- _Material_
──────────────────────────────
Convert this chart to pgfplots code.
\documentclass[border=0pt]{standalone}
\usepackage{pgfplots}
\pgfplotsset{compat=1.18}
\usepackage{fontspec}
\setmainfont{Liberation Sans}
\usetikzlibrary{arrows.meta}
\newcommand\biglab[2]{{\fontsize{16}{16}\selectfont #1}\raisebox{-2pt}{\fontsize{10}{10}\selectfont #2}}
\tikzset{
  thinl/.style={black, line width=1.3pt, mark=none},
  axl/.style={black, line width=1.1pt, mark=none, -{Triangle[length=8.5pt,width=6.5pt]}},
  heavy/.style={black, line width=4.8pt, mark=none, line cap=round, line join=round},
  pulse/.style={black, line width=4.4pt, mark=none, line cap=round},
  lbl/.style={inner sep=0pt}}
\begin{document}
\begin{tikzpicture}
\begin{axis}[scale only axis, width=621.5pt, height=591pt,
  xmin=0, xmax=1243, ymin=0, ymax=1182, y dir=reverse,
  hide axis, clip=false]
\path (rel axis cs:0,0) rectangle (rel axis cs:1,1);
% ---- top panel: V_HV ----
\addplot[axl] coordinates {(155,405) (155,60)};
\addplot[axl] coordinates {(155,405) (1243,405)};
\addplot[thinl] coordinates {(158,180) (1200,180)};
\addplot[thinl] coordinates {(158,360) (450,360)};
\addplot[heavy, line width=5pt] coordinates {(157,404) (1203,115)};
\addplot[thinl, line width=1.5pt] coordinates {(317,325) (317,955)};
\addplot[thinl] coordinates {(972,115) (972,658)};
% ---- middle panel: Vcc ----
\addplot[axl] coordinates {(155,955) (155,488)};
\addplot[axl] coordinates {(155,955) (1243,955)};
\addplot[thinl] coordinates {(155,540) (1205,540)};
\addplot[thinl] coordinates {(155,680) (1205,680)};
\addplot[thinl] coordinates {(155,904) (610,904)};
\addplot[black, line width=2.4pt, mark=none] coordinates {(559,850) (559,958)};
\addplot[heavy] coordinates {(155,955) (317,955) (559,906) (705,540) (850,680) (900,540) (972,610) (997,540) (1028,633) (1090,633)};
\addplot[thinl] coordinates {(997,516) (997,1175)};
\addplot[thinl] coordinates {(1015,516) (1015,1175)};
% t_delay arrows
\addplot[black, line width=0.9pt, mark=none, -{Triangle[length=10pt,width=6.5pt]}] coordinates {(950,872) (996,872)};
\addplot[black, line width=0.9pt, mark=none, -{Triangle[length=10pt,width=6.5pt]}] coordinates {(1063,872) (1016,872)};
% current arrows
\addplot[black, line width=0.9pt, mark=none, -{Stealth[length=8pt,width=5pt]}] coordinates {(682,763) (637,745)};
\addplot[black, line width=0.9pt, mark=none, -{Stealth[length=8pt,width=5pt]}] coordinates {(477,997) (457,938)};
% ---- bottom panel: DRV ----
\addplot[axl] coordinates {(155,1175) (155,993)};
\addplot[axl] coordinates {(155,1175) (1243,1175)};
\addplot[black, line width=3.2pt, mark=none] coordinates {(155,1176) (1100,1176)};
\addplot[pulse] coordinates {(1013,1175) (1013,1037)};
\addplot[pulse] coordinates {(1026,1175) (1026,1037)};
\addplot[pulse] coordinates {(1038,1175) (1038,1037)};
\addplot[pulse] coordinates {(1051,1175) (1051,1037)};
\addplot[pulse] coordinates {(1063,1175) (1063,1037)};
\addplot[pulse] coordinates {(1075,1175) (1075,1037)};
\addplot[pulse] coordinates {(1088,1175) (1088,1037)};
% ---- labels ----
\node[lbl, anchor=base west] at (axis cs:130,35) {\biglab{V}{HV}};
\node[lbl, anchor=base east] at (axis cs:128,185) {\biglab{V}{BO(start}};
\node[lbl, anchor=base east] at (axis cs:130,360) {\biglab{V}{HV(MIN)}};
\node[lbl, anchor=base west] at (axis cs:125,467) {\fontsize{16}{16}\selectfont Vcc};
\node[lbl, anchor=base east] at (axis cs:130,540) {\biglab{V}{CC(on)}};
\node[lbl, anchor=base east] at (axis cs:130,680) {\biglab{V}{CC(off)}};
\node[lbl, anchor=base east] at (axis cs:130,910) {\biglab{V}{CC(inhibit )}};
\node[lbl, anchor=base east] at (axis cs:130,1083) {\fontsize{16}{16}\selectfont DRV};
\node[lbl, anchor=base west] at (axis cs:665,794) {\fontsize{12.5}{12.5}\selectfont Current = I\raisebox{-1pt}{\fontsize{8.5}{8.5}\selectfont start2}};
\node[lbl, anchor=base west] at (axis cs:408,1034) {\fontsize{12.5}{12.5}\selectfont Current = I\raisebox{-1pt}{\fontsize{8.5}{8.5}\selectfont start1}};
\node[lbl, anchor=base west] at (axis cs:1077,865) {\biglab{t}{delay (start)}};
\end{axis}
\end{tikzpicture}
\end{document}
──────────────────────────────
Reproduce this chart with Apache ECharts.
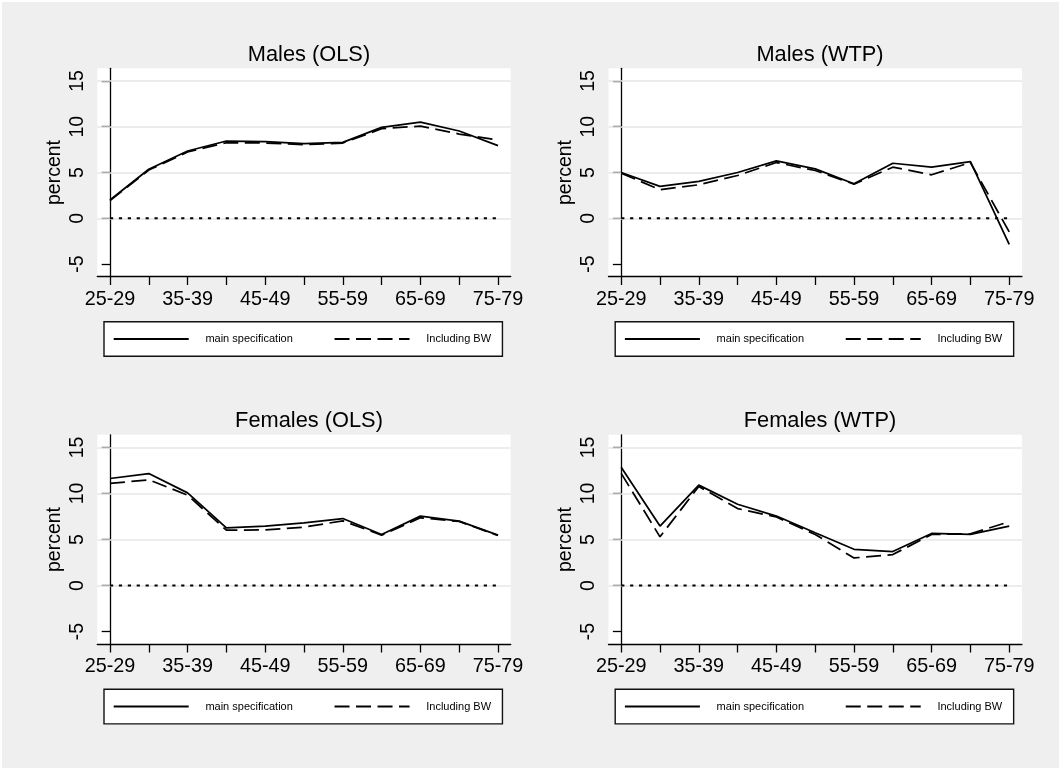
──────────────────────────────
- _What to do_
Copy all lines from the material that hold "chart".

- _Completed exercise_
Convert this chart to pgfplots code.
Reproduce this chart with Apache ECharts.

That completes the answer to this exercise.